There was a £15m or 2.6% real terms cut in environment spending, hitting Scottish Natural Heritage, Marine Scotland, the Forestry Commission, the Scottish Environment Protection Agency and Zero Waste. Overall spending for justice and courts was cut by nearly £100m, or 3.6%. The Scottish Prison Service lost £45m or 11%.

He was ridiculed after giving opposition parties and the media an advance copy of his speech which was heavily censored: 103 lines of text dealing with the council and income tax freeze were redacted by black lines. His only unexpected tax announcement was a £130m rise in business rates for large firms and supermarkets. Swinney said last year’s budget statement had also been redacted in advance to withhold his new property tax rates until he disclosed those in the chamber.

Jackie Baillie, Scottish Labour’s finance spokeswoman, said Swinney’s statement concealed a series of heavy cuts. “This is the most important budget since devolution, delivered by a party who promised to stand up for Scotland against Tory austerity. But it doesn’t deliver fairer taxes, a long term plan for Scotland or an anti-austerity alternative. Local services like our schools, roads and care of the elderly will face massive cuts,” she said.

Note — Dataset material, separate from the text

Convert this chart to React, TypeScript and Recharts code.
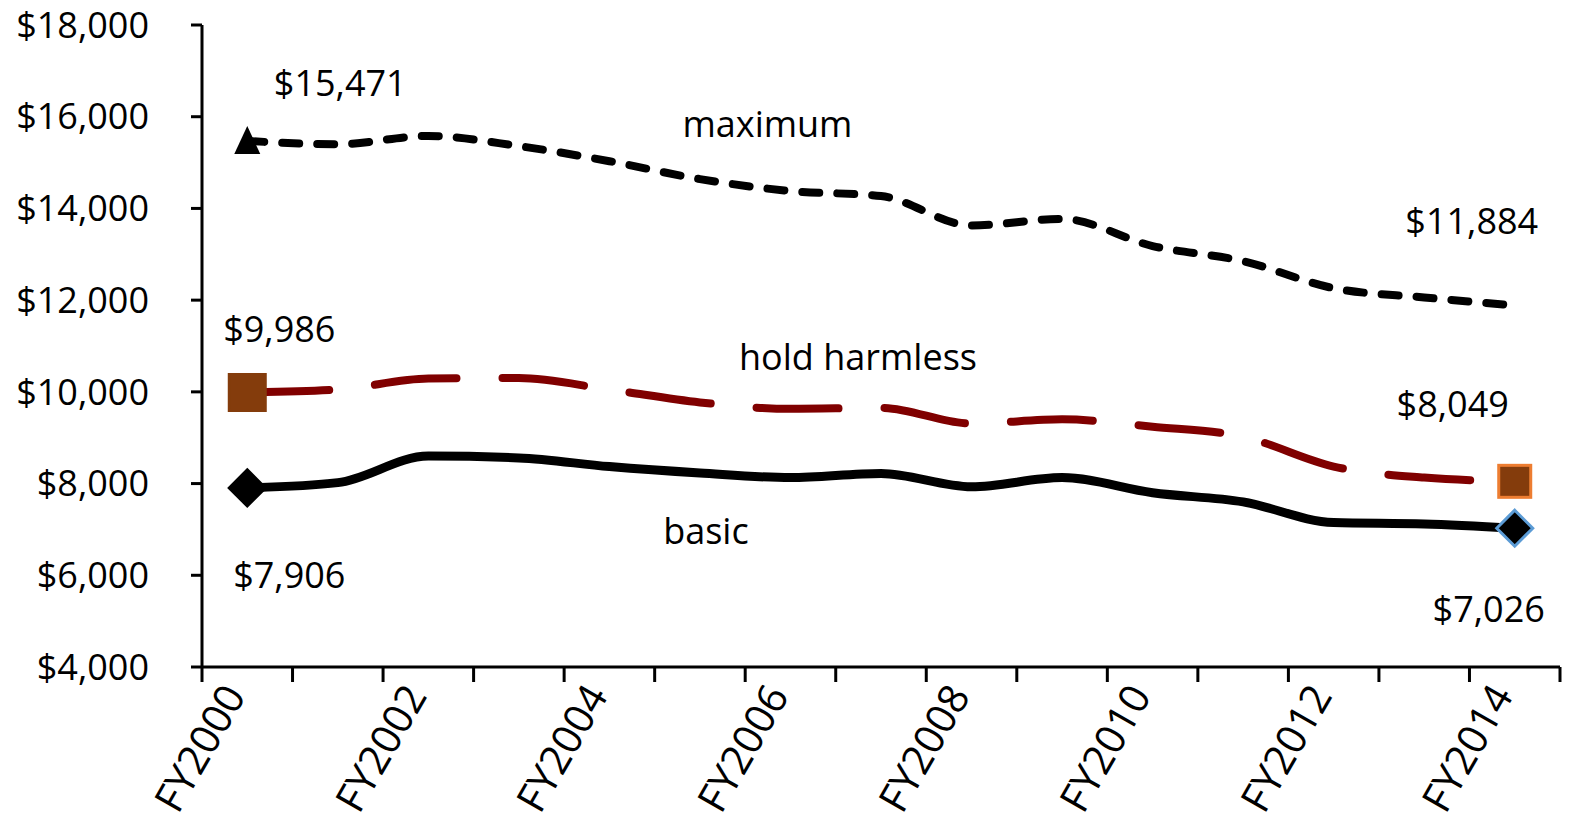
import { LineChart, Line, XAxis, YAxis, LabelList } from 'recharts'

const categories = [
  'FY2000', 'FY2001', 'FY2002', 'FY2003', 'FY2004', 'FY2005', 'FY2006', 'FY2007',
  'FY2008', 'FY2009', 'FY2010', 'FY2011', 'FY2012', 'FY2013', 'FY2014',
]
const maximum = [15471, 15400, 15580, 15360, 15030, 14640, 14380, 14270, 13630, 13770, 13180, 12850, 12260, 12060, 11884]
const holdHarmless = [9986, 10050, 10290, 10300, 10050, 9770, 9630, 9650, 9310, 9400, 9240, 9020, 8370, 8130, 8049]
const basic = [7906, 8020, 8600, 8560, 8370, 8230, 8130, 8220, 7930, 8130, 7800, 7600, 7150, 7120, 7026]
const yTicks = [4000, 6000, 8000, 10000, 12000, 14000, 16000, 18000]

const FONT = '"Open Sans", "DejaVu Sans", sans-serif'
const last = categories.length - 1

const data = categories.map((c, i) => ({
  idx: i,
  year: c,
  max: maximum[i],
  hold: holdHarmless[i],
  basic: basic[i],
}))

const labelTicks = categories.map((_, i) => i).filter(i => i % 2 === 0)
const boundaryTicks = [...categories.map((_, i) => i - 0.5), last + 0.5]

const money = (v: number) => '$' + v.toLocaleString('en-US')

// text annotations, placed relative to a point of the series
const notes: Record<string, { index: number; dx: number; dy: number; text?: string }[]> = {
  max: [
    { index: 0, dx: 93, dy: -58 },
    { index: 6, dx: -23, dy: -68, text: 'maximum' },
    { index: last, dx: -43, dy: -85 },
  ],
  hold: [
    { index: 0, dx: 32, dy: -64 },
    { index: 7, dx: -23, dy: -51, text: 'hold harmless' },
    { index: last, dx: -62, dy: -78 },
  ],
  basic: [
    { index: 0, dx: 42, dy: 87 },
    { index: 5, dx: 6, dy: 57, text: 'basic' },
    { index: last, dx: -26, dy: 80 },
  ],
}

const noteLabel = (key: string) => (props: any) => {
  const { x, y, index, value } = props
  const n = notes[key].find(a => a.index === index)
  if (!n) return null
  return (
    <text
      x={x + n.dx}
      y={y + n.dy}
      textAnchor="middle"
      dominantBaseline="central"
      fontFamily={FONT}
      fontSize={36}
      fill="#000"
    >
      {n.text ?? money(value)}
    </text>
  )
}

const TriangleDot = (props: any) => {
  const { cx, cy, index } = props
  if (index !== 0) return null
  return <path key={index} d={`M${cx},${cy - 15} L${cx + 13},${cy + 13} L${cx - 13},${cy + 13} Z`} fill="#000" />
}

const SquareDot = (props: any) => {
  const { cx, cy, index } = props
  if (index !== 0 && index !== last) return null
  const s = index === 0 ? 36 : 32
  return (
    <rect
      key={index}
      x={cx - s / 2}
      y={cy - s / 2}
      width={s}
      height={s}
      fill="#843C0C"
      stroke={index === last ? '#ED7D31' : '#843C0C'}
      strokeWidth={3}
    />
  )
}

const DiamondDot = (props: any) => {
  const { cx, cy, index } = props
  if (index !== 0 && index !== last) return null
  const r = 18
  return (
    <path
      key={index}
      d={`M${cx},${cy - r} L${cx + r},${cy} L${cx},${cy + r} L${cx - r},${cy} Z`}
      fill="#000"
      stroke={index === last ? '#5B9BD5' : '#000'}
      strokeWidth={3}
    />
  )
}

const YearTick = (props: any) => {
  const { x, y, payload } = props
  return (
    <g transform={`translate(${x - 26},${y + 4})`}>
      <text
        x={0}
        y={0}
        dy="0.72em"
        textAnchor="end"
        transform="rotate(-60)"
        fontFamily={FONT}
        fontSize={41}
        fill="#000"
      >
        {categories[payload.value]}
      </text>
    </g>
  )
}

const NoTick = () => <g />

export default function App() {
  return (
    <div style={{ position: 'absolute', left: 0, top: 0, background: '#fff' }}>
      <LineChart width={1573} height={829} data={data} margin={{ top: 25, right: 13, bottom: 0, left: 0 }}>
        <XAxis
          xAxisId="bnd"
          type="number"
          dataKey="idx"
          domain={[-0.5, last + 0.5]}
          ticks={boundaryTicks}
          interval={0}
          tick={<NoTick />}
          tickSize={15}
          tickLine={{ stroke: '#000', strokeWidth: 3 }}
          axisLine={{ stroke: '#000', strokeWidth: 3 }}
          height={2}
        />
        <XAxis
          xAxisId="lab"
          type="number"
          dataKey="idx"
          domain={[-0.5, last + 0.5]}
          ticks={labelTicks}
          interval={0}
          tick={<YearTick />}
          tickLine={false}
          axisLine={false}
          height={160}
        />
        <YAxis
          domain={[4000, 18000]}
          ticks={yTicks}
          tickFormatter={money}
          width={202}
          tickSize={11}
          tickMargin={42}
          tick={{ fontFamily: FONT, fontSize: 36, fill: '#000' }}
          tickLine={{ stroke: '#000', strokeWidth: 3 }}
          axisLine={{ stroke: '#000', strokeWidth: 3 }}
        />
        <Line
          xAxisId="bnd"
          type="monotone"
          dataKey="max"
          stroke="#000"
          strokeWidth={8}
          strokeDasharray="17 18"
          strokeLinecap="round"
          dot={<TriangleDot />}
          activeDot={false}
          isAnimationActive={false}
        >
          <LabelList dataKey="max" content={noteLabel('max')} />
        </Line>
        <Line
          xAxisId="bnd"
          type="monotone"
          dataKey="hold"
          stroke="#800000"
          strokeWidth={8}
          strokeDasharray="82 46"
          strokeLinecap="round"
          dot={<SquareDot />}
          activeDot={false}
          isAnimationActive={false}
        >
          <LabelList dataKey="hold" content={noteLabel('hold')} />
        </Line>
        <Line
          xAxisId="bnd"
          type="monotone"
          dataKey="basic"
          stroke="#000"
          strokeWidth={9}
          dot={<DiamondDot />}
          activeDot={false}
          isAnimationActive={false}
        >
          <LabelList dataKey="basic" content={noteLabel('basic')} />
        </Line>
      </LineChart>
    </div>
  )
}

Murdo Fraser, the Scottish Tory finance spokesman, said he welcomed the income tax freeze but said the new tax power prevented Swinney from repeatedly blaming the Treasury for his budget decisions. “It cannot be forgotten that John Swinney had the choice in the matter, and he chose not to increase the resource available to him by levying additional taxes,” he said.

“For years, the finance secretary has portrayed himself as a prisoner of Westminster austerity, but now that he has been given the key to the door of his cell, he has decided not to use it.”